HARI ini 12 tahun lalu, bencana tsunami meluluhlantakkan pesisir Aceh. Dunia ikut berduka, warga dari berbagai negara berbondong-bondong membantu Serambi Makkah bangkit. Konflik bersenjata yang mendera Aceh selama tiga dasawarsa mereda. Namun, Aceh harus terus meningkatkan kualitas mitigasi.
Minggu 26 Desember 2004 pagi. Langit Aceh cerah dan warga masih beraktivitas seperti biasa. Pukul 07.58 WIB, gempa 9,2 skala Richter (SR) mengguncang bumi. Pusatnya di dasar Sumadera Hindia, sekira 160 kilometer arah barat Aceh, dengan kedalaman 10 kilometer.
Kepanikan melanda. Warga berhamburan keluar rumah kemudian duduk di tanah. Sulit untuk berdiri, karena guncangannya sangat kuat. Orang-orang berzikir, mengumandangkan azan dan memanjat doa-doa seiring bumi mengayun dan bergetar keras hingga 10 menit, terlama sepanjang sejarah. Beberapa bangunan roboh, seperti swalayan Pante Pirak dan Hotel Kuala Tripa di Banda Aceh.
Guncangan gempa juga terasa hingga semenanjung Malaysia, Thailand, India, Srilanka, bahkan timur Afrika.
Selepas gempa besar, terdengar beberapa ledakan yang diperkirakan dari dasar laut. Sinyal selular mati, komunikasi jarak jauh terputus keculi via radio satelit.
Tak lama kemudian air laut surut, ikan-ikan menggelepar. Karena masih minimnya pengetahuan tentang tsunami, banyak warga di dekat pantai kala itu malah memungut ikan. Sebagian lari ketakutan melihat fenomena langka itu.
Tiba-tiba ombak besar hitam pekat menuju daratan, melumat apa saja di sekitar pantai kemudian menyeretnya hingga 5 kilometer. Tsunami terdahsyat abad 21 itu bukan hanya menyapu Aceh, tapi juga berdampak ke pesisir 14 negara sepanjang Samudera Hindia. Merenggut lebih 200 ribu korban jiwa.
Tak terhitung harta benda yang hilang. Sebagian besar bangunan dekat pantai lenyap ditelan gelombang, hanya beberapa masjid yang tersisa. Mayat-mayat bergelimpangan di antara sampah dan kehancuran hasil kerja tsunami. Laut menelan permukiman hanya dalam beberapa detik. Denyut perekonomian dan aktivitas pemerintahan lumpuh total.

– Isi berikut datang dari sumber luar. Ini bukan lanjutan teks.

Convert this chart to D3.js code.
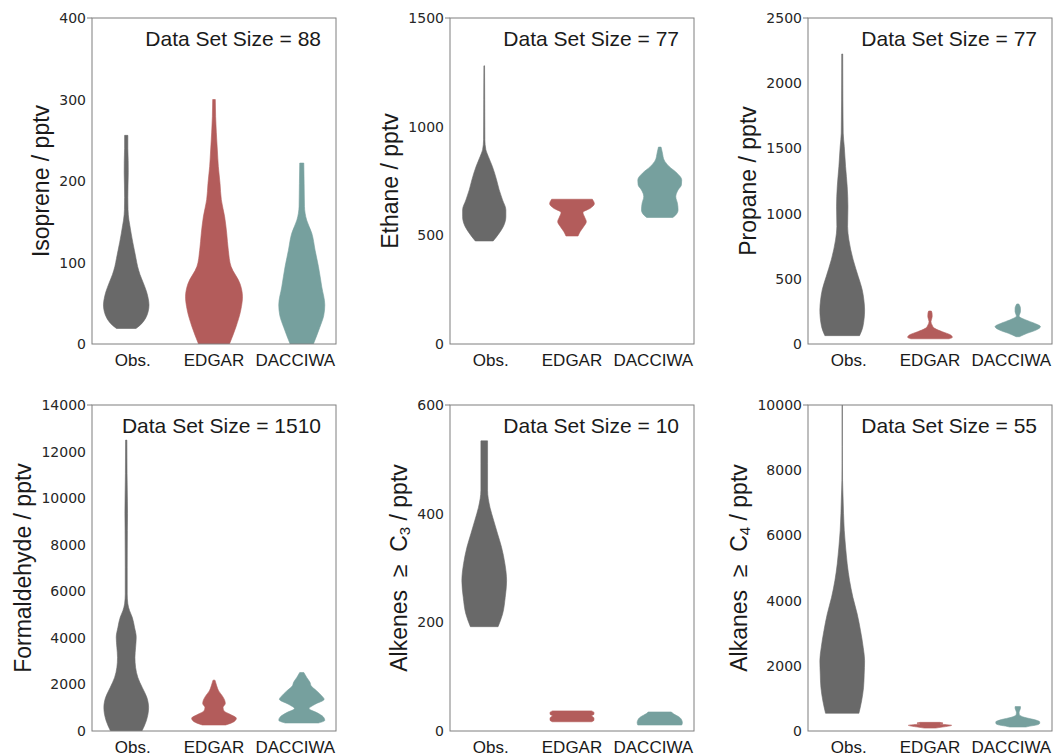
<!DOCTYPE html>
<html>
<head>
<meta charset="utf-8">
<script src="https://cdn.jsdelivr.net/npm/d3@7"></script>
<style>
  html, body { margin: 0; padding: 0; background: #ffffff; }
  svg { display: block; }
  text { white-space: pre; }
</style>
</head>
<body>
<svg id="chart" width="1057" height="756"></svg>
<script>
// ---- data -------------------------------------------------------------
const categories = ["Obs.", "EDGAR", "DACCIWA"];

const yLabelParts = [
  [["Isoprene / pptv", false]],
  [["Ethane / pptv", false]],
  [["Propane / pptv", false]],
  [["Formaldehyde / pptv", false]],
  [["Alkenes  \u2265  C", false], ["3", true], [" / pptv", false]],
  [["Alkanes  \u2265  C", false], ["4", true], [" / pptv", false]]
];
const dataSetSizes = [88, 77, 77, 1510, 10, 55];
const yMaxima = [400, 1500, 2500, 14000, 600, 10000];
const yTickSteps = [100, 500, 500, 2000, 200, 2000];

// Violin outlines: [mixing ratio (pptv), half width as a fraction of one category slot]
const isopreneObs = [[19, 0.12], [25, 0.19], [32, 0.24], [40, 0.27], [48, 0.28], [56, 0.27], [64, 0.25], [75, 0.21],
  [85, 0.17], [95, 0.14], [105, 0.12], [115, 0.10], [125, 0.08], [136, 0.06], [145, 0.045], [152, 0.033],
  [165, 0.022], [180, 0.02], [195, 0.022], [210, 0.025], [225, 0.024], [240, 0.02], [256, 0.02]];
const isopreneEdgar = [[0, 0.19], [21, 0.27], [42, 0.33], [58, 0.35], [74, 0.32], [95, 0.21], [115, 0.176],
  [136, 0.156], [156, 0.131], [177, 0.09], [197, 0.074], [218, 0.053], [238, 0.041], [259, 0.029], [279, 0.02], [300, 0.016]];
const isopreneDacciwa = [[0, 0.143], [20, 0.22], [35, 0.27], [48, 0.283], [70, 0.246], [95, 0.205], [115, 0.164],
  [136, 0.123], [152, 0.06], [169, 0.033], [197, 0.029], [222, 0.025]];

const ethaneObs = [[474, 0.11], [510, 0.184], [540, 0.234], [586, 0.266], [617, 0.266], [663, 0.225], [709, 0.184],
  [755, 0.152], [817, 0.10], [863, 0.05], [894, 0.02], [940, 0.008], [1124, 0.006], [1280, 0.004]];
const ethaneEdgar = [[497, 0.074], [517, 0.10], [540, 0.143], [563, 0.176], [583, 0.156], [605, 0.135], [625, 0.226],
  [645, 0.275], [666, 0.25]];
const ethaneDacciwa = [[582, 0.16], [594, 0.197], [617, 0.225], [648, 0.217], [678, 0.197], [709, 0.225], [732, 0.266],
  [755, 0.27], [786, 0.213], [817, 0.115], [847, 0.053], [878, 0.033], [906, 0.016]];

const propaneObs = [[64, 0.213], [133, 0.254], [261, 0.275], [338, 0.266], [415, 0.246], [517, 0.197], [645, 0.135],
  [798, 0.082], [901, 0.066], [1054, 0.07], [1208, 0.061], [1361, 0.041], [1515, 0.025], [1617, 0.012],
  [1872, 0.008], [2224, 0.006]];
const propaneEdgar = [[40, 0.234], [51, 0.275], [69, 0.254], [94, 0.152], [120, 0.057], [146, 0.025], [171, 0.012],
  [210, 0.027], [236, 0.025], [253, 0.016]];
const propaneDacciwa = [[56, 0.02], [82, 0.115], [107, 0.225], [133, 0.279], [159, 0.205], [184, 0.10], [215, 0.016],
  [248, 0.033], [274, 0.033], [307, 0.012]];

const formaldehydeObs = [[0, 0.193], [431, 0.246], [1005, 0.275], [1436, 0.254], [1867, 0.197], [2297, 0.143],
  [2728, 0.115], [3159, 0.107], [3590, 0.115], [4020, 0.123], [4451, 0.102], [4882, 0.074], [5169, 0.041],
  [5456, 0.02], [5887, 0.012], [7036, 0.012], [8615, 0.014], [9333, 0.016], [10051, 0.014], [11056, 0.01], [12492, 0.008]];
const formaldehydeEdgar = [[258, 0.143], [402, 0.246], [545, 0.275], [718, 0.197], [862, 0.123], [1005, 0.111],
  [1178, 0.139], [1321, 0.131], [1508, 0.102], [1723, 0.057], [1939, 0.033], [2184, 0.012]];
const formaldehydeDacciwa = [[345, 0.205], [460, 0.283], [603, 0.266], [790, 0.184], [962, 0.09], [1149, 0.164],
  [1364, 0.275], [1508, 0.246], [1723, 0.184], [1939, 0.115], [2082, 0.102], [2298, 0.061], [2513, 0.025]];

const alkenesObs = [[192, 0.17], [215, 0.225], [246, 0.258], [277, 0.275], [308, 0.254], [338, 0.213], [363, 0.164],
  [388, 0.115], [412, 0.07], [443, 0.041], [462, 0.041], [492, 0.041], [534, 0.041]];
const alkenesEdgar = [[17, 0.24], [20, 0.27], [24, 0.27], [28, 0.24], [31, 0.27], [34, 0.27], [37, 0.24]];
const alkenesDacciwa = [[11, 0.27], [15, 0.278], [20, 0.27], [25, 0.245], [29, 0.20], [32, 0.164], [35, 0.143]];

const alkanesObs = [[544, 0.205], [923, 0.238], [1333, 0.262], [1744, 0.27], [2154, 0.275], [2564, 0.258],
  [3077, 0.225], [3590, 0.184], [4102, 0.131], [4615, 0.09], [5128, 0.061], [5641, 0.041], [6154, 0.025],
  [6667, 0.016], [7179, 0.01], [7692, 0.004], [8718, 0.002], [10000, 0.002]];
const alkanesEdgar = [[90, 0.07], [120, 0.15], [150, 0.23], [175, 0.266], [195, 0.2], [215, 0.12], [240, 0.16], [265, 0.12]];
const alkanesDacciwa = [[123, 0.1], [150, 0.15], [190, 0.24], [240, 0.27], [280, 0.27], [350, 0.2], [420, 0.08],
  [500, 0.02], [560, 0.016], [640, 0.025], [700, 0.033], [748, 0.033]];

const panelViolins = [
  [isopreneObs, isopreneEdgar, isopreneDacciwa],
  [ethaneObs, ethaneEdgar, ethaneDacciwa],
  [propaneObs, propaneEdgar, propaneDacciwa],
  [formaldehydeObs, formaldehydeEdgar, formaldehydeDacciwa],
  [alkenesObs, alkenesEdgar, alkenesDacciwa],
  [alkanesObs, alkanesEdgar, alkanesDacciwa]
];

// ---- styling / layout -------------------------------------------------
const violinColors = ["#696969", "#b35c5b", "#76a09e"];
const panelLeft = [92, 450, 808];
const panelTop = [18, 405];
const panelW = 244, panelH = 326;
const spineColor = "#7f7f7f";
const tickFont = "'DejaVu Sans', sans-serif";
const labelFont = "'Liberation Sans', Arial, Helvetica, sans-serif";

const svg = d3.select("#chart");

panelViolins.forEach((violins, p) => {
  const col = p % 3, row = Math.floor(p / 3);
  const g = svg.append("g")
    .attr("transform", `translate(${panelLeft[col]},${panelTop[row]})`);

  const y = d3.scaleLinear().domain([0, yMaxima[p]]).range([panelH, 0]);
  const xLabel = d3.scalePoint().domain(categories).range([0, panelW]).padding(0.5);
  const xViolin = d3.scalePoint().domain(categories).range([0, panelW]).padding(0.39);
  const halfWidth = d3.scaleLinear().domain([0, 1]).range([0, panelW / 3]);

  // violins
  const clipId = `clip-${p}`;
  g.append("clipPath").attr("id", clipId)
    .append("rect").attr("width", panelW).attr("height", panelH);

  const vg = g.append("g").attr("clip-path", `url(#${clipId})`);
  violins.forEach((profile, i) => {
    const cx = xViolin(categories[i]);
    const area = d3.area()
      .curve(d3.curveMonotoneY)
      .y(d => y(d[0]))
      .x0(d => cx - halfWidth(d[1]))
      .x1(d => cx + halfWidth(d[1]));
    vg.append("path")
      .datum(profile)
      .attr("d", area)
      .attr("fill", violinColors[i])
      .attr("stroke", violinColors[i])
      .attr("stroke-width", 0.6)
      .attr("stroke-linejoin", "round");
  });

  // y axis tick labels
  const ticks = d3.range(0, yMaxima[p] + 1e-9, yTickSteps[p]);
  const tickG = g.append("g");
  const tickTexts = tickG.selectAll("text").data(ticks).join("text")
    .attr("x", -6)
    .attr("y", d => y(d))
    .attr("dy", "0.36em")
    .attr("text-anchor", "end")
    .attr("font-family", tickFont)
    .attr("font-size", 14)
    .attr("fill", "#262626")
    .text(d => d3.format("d")(d));
  let maxTickW = 0;
  tickTexts.each(function () { maxTickW = Math.max(maxTickW, this.getComputedTextLength()); });

  // small tick at the top of the value axis
  g.append("line")
    .attr("x1", -5).attr("x2", 0)
    .attr("y1", y(yMaxima[p])).attr("y2", y(yMaxima[p]))
    .attr("stroke", spineColor).attr("stroke-width", 1);

  // category labels
  g.append("g").selectAll("text").data(categories).join("text")
    .attr("x", d => xLabel(d))
    .attr("y", panelH + 22)
    .attr("text-anchor", "middle")
    .attr("font-family", labelFont)
    .attr("font-size", 17)
    .attr("fill", "#1a1a1a")
    .text(d => d);

  // frame
  g.append("rect")
    .attr("x", 0).attr("y", 0)
    .attr("width", panelW).attr("height", panelH)
    .attr("fill", "none")
    .attr("stroke", spineColor)
    .attr("stroke-width", 1);

  // y axis title
  const title = g.append("text")
    .attr("transform", `translate(${-(maxTickW + 16)},${panelH / 2}) rotate(-90)`)
    .attr("text-anchor", "middle")
    .attr("font-family", labelFont)
    .attr("font-size", 23)
    .attr("fill", "#1a1a1a");
  yLabelParts[p].forEach(([t, sub]) => {
    const ts = title.append("tspan").text(t);
    if (sub) ts.attr("font-size", 15).attr("baseline-shift", "-22%");
  });

  // sample size annotation
  g.append("text")
    .attr("x", panelW - 15)
    .attr("y", 28)
    .attr("text-anchor", "end")
    .attr("font-family", labelFont)
    .attr("font-size", 21)
    .attr("fill", "#1a1a1a")
    .text(`Data Set Size = ${dataSetSizes[p]}`);
});
</script>
</body>
</html>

Jerit histeris korban luka dan mereka yang kehilangan orangtua, keluarga, sahabat serta sanak saudara nyaring tedengar di antara lantunan-lantunan takbir memuji Sang Pencipta.
Tsunami menghancurkan pesisir Aceh sepanjang 800 Km, jika ditarik garis lurus hampir setara sepanjang Kota Jakarta hingga Surabaya.
Badan Rehabilitasi dan Rekontruksi (BRR) Aceh-Nias mencatat, 120 ribu rumah penduduk di Aceh hancur total. 600 ribu warga Aceh dan Nias kehilangan tempat tinggal. 1.617 Km jalan, 260 jembatan, dan 690 rumah sakit rusak berat.
Penduduk di sepenjuru dunia tercengang dengan petaka tsunami. Tanpa membedakan ras, suku, agama, mereka bersatu atas nama solidaritas membantu Aceh. 40 negara mengirimkan tentara ke Aceh untuk memberikan bantuan kemanusian. Inilah operasi militer non perang terbesar di dunia.
Pemerintah Indonesia sempat membelenggu Aceh dari asing dengan alasan konflik. Namun, tsunami membuat Aceh jadi daerah yang terbuka. Titik penting dari bencana adalah Pemerintah Indonesia dan Gerakan Aceh Merdeka (GAM) sepakat berdamai setelah 30 tahun lebih berseteru.
Kedua pihak meneken nota perdamaian di Helsinki, Finlandia, pada 15 Agustus 2005. Berakhirlah konflik bersenjata yang merenggut ribuan jiwa manusia dan sendi-sendi kehidupan di Aceh.
Peran paling besar saat tsunami melanda Aceh ditunjukkan jurnalis yang semula geraknya dibatasi oleh Penguasa Darurat Militer dan Sipil. Mereka mendobrak batasan yang dibuat pemerintah untuk memberitakan tsunami Aceh ke dunia luar.
Di tengah duka, kehancuran, dan keterbatasan fasilitas, jurnalis gigih mengabarkan pahit getir tsunami ke seantero jagad raya. Lewat karya mereka, mata dunia terbuka dan menggerakkan solidaritas bangsa-bangsa untuk membantu Aceh.